_WHAT IS BEING ASKED_
Copy exactly, leaving out every image, the lines from the one with "Reproduce this chart with Plotly." through the one with "blue_sizes = [10] * (len(blue_x) - 1) + [0]", inclusive.

++++

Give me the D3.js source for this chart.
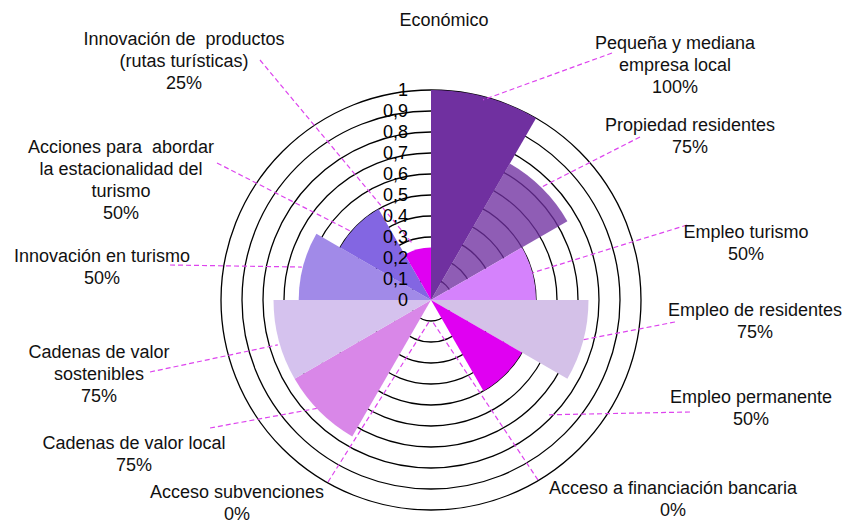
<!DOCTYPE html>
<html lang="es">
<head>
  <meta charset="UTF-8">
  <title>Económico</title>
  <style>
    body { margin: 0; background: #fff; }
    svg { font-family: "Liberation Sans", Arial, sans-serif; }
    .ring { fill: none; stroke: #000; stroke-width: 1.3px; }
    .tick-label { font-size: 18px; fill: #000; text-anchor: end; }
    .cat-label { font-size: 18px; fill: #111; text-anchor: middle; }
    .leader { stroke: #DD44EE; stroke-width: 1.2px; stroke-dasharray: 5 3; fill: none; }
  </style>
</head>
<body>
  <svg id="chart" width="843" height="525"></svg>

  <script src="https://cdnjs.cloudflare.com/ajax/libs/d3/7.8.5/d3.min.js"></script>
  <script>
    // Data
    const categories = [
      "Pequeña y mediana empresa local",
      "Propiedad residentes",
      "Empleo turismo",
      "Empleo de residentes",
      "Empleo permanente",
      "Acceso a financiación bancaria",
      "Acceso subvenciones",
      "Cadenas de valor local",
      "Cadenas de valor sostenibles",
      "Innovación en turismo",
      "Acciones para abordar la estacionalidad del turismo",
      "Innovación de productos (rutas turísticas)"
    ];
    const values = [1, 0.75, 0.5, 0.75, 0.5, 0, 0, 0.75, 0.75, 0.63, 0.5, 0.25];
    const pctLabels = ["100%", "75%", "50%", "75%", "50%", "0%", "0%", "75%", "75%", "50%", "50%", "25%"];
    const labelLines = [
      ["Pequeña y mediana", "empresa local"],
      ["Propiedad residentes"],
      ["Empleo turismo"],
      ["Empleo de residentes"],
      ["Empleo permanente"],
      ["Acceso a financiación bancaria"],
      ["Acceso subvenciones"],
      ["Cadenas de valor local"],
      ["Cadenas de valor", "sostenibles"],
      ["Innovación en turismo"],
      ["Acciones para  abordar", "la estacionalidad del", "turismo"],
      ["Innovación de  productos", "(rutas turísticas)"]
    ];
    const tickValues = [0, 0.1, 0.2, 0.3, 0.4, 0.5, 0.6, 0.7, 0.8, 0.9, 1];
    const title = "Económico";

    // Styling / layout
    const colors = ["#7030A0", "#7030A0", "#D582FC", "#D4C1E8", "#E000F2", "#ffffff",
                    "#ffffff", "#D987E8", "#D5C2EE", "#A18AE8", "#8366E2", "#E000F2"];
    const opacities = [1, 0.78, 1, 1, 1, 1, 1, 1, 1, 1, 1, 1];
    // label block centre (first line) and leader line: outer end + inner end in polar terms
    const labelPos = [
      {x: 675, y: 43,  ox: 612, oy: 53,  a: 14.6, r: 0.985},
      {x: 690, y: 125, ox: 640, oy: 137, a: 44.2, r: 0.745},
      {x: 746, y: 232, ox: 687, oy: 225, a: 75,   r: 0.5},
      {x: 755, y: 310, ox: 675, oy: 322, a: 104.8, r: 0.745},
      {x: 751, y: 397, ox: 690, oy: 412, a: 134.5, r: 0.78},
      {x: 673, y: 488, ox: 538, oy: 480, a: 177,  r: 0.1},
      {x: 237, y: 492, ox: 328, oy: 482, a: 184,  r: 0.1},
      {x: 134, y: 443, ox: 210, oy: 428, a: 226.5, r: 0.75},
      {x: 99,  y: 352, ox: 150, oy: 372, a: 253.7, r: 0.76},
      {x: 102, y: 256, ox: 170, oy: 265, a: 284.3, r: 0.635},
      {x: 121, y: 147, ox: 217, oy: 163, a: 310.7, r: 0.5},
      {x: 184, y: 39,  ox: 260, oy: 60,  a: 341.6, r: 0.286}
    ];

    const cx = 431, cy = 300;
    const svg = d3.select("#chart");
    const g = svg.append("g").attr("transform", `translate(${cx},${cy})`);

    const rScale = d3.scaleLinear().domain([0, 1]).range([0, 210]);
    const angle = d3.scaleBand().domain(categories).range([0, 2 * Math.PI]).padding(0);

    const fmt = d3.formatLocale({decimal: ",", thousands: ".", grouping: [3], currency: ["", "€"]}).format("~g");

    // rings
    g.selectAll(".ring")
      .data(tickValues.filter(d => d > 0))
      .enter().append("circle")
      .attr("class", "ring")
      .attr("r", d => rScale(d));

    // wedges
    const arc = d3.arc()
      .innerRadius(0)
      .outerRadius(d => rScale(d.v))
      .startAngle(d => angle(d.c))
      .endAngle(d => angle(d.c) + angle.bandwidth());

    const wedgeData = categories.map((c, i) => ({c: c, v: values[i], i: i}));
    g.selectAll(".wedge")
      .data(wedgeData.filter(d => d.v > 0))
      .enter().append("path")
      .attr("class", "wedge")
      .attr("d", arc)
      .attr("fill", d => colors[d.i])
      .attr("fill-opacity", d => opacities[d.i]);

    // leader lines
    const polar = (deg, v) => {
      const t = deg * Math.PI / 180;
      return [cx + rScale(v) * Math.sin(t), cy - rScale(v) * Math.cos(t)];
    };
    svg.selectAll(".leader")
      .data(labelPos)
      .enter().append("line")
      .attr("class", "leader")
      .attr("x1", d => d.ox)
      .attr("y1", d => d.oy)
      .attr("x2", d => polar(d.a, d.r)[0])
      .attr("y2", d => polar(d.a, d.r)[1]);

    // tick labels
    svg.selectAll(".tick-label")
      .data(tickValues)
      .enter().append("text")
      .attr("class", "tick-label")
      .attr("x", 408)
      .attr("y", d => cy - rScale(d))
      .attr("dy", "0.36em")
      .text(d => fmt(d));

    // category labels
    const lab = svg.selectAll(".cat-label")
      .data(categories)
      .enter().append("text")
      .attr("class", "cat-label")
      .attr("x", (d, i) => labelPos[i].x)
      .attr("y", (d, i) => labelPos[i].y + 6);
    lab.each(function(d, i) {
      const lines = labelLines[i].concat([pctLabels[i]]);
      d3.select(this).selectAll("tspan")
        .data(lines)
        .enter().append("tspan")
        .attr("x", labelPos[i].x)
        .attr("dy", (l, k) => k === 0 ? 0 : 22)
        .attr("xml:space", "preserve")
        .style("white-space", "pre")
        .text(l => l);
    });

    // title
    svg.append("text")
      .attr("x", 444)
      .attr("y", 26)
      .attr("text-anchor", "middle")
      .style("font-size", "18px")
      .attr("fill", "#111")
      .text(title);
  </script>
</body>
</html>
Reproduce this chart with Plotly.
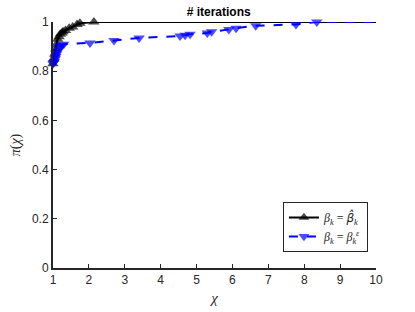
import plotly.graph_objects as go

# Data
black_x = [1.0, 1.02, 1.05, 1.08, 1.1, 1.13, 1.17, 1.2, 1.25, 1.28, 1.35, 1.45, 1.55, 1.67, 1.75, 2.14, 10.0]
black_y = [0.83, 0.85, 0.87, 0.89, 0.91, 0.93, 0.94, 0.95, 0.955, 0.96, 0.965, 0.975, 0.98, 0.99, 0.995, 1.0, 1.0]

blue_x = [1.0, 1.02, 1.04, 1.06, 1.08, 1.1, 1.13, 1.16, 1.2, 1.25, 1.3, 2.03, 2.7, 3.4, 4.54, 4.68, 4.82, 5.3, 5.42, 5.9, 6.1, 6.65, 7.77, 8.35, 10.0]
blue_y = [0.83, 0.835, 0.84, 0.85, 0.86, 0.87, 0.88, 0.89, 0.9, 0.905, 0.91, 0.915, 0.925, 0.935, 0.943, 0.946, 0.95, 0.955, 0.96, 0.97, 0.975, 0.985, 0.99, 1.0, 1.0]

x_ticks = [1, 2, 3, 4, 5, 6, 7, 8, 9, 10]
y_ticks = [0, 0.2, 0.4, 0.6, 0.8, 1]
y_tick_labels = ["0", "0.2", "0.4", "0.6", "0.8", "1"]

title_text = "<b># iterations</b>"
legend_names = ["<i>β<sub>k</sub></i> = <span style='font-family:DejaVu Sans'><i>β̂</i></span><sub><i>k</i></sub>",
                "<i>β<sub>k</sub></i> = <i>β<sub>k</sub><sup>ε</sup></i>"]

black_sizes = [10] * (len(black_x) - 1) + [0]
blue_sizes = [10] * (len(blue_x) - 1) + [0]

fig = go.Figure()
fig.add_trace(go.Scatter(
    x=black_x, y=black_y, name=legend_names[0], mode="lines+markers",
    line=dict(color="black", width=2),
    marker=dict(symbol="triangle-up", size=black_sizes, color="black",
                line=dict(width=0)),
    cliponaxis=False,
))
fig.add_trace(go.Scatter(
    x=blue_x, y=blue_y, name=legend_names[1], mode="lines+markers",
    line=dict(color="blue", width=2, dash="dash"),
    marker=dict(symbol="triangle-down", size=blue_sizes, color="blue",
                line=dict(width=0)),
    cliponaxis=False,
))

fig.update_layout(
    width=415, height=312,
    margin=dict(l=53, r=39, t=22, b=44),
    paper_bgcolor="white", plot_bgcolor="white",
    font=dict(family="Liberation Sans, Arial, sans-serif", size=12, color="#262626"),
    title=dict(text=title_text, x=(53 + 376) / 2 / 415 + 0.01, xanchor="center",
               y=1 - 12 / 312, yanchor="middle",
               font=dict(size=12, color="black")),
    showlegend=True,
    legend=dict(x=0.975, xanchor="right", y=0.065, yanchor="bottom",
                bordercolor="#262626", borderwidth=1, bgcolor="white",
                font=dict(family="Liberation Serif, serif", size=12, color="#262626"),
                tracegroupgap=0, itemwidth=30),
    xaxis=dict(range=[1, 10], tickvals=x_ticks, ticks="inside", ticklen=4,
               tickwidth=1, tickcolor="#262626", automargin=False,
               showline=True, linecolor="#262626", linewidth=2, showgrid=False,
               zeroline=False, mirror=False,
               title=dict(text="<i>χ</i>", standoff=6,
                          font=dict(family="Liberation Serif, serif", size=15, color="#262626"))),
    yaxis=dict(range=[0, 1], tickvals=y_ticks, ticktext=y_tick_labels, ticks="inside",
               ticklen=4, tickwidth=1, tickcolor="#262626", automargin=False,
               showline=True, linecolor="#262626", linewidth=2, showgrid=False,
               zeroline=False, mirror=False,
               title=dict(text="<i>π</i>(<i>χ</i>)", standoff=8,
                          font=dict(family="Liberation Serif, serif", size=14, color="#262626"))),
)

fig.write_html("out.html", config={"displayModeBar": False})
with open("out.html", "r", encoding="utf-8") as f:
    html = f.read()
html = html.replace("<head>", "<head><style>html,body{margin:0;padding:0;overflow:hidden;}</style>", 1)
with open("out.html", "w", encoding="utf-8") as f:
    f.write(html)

++++

_ANSWER BELOW_
Reproduce this chart with Plotly.
import plotly.graph_objects as go

# Data
black_x = [1.0, 1.02, 1.05, 1.08, 1.1, 1.13, 1.17, 1.2, 1.25, 1.28, 1.35, 1.45, 1.55, 1.67, 1.75, 2.14, 10.0]
black_y = [0.83, 0.85, 0.87, 0.89, 0.91, 0.93, 0.94, 0.95, 0.955, 0.96, 0.965, 0.975, 0.98, 0.99, 0.995, 1.0, 1.0]

blue_x = [1.0, 1.02, 1.04, 1.06, 1.08, 1.1, 1.13, 1.16, 1.2, 1.25, 1.3, 2.03, 2.7, 3.4, 4.54, 4.68, 4.82, 5.3, 5.42, 5.9, 6.1, 6.65, 7.77, 8.35, 10.0]
blue_y = [0.83, 0.835, 0.84, 0.85, 0.86, 0.87, 0.88, 0.89, 0.9, 0.905, 0.91, 0.915, 0.925, 0.935, 0.943, 0.946, 0.95, 0.955, 0.96, 0.97, 0.975, 0.985, 0.99, 1.0, 1.0]

x_ticks = [1, 2, 3, 4, 5, 6, 7, 8, 9, 10]
y_ticks = [0, 0.2, 0.4, 0.6, 0.8, 1]
y_tick_labels = ["0", "0.2", "0.4", "0.6", "0.8", "1"]

title_text = "<b># iterations</b>"
legend_names = ["<i>β<sub>k</sub></i> = <span style='font-family:DejaVu Sans'><i>β̂</i></span><sub><i>k</i></sub>",
                "<i>β<sub>k</sub></i> = <i>β<sub>k</sub><sup>ε</sup></i>"]

black_sizes = [10] * (len(black_x) - 1) + [0]
blue_sizes = [10] * (len(blue_x) - 1) + [0]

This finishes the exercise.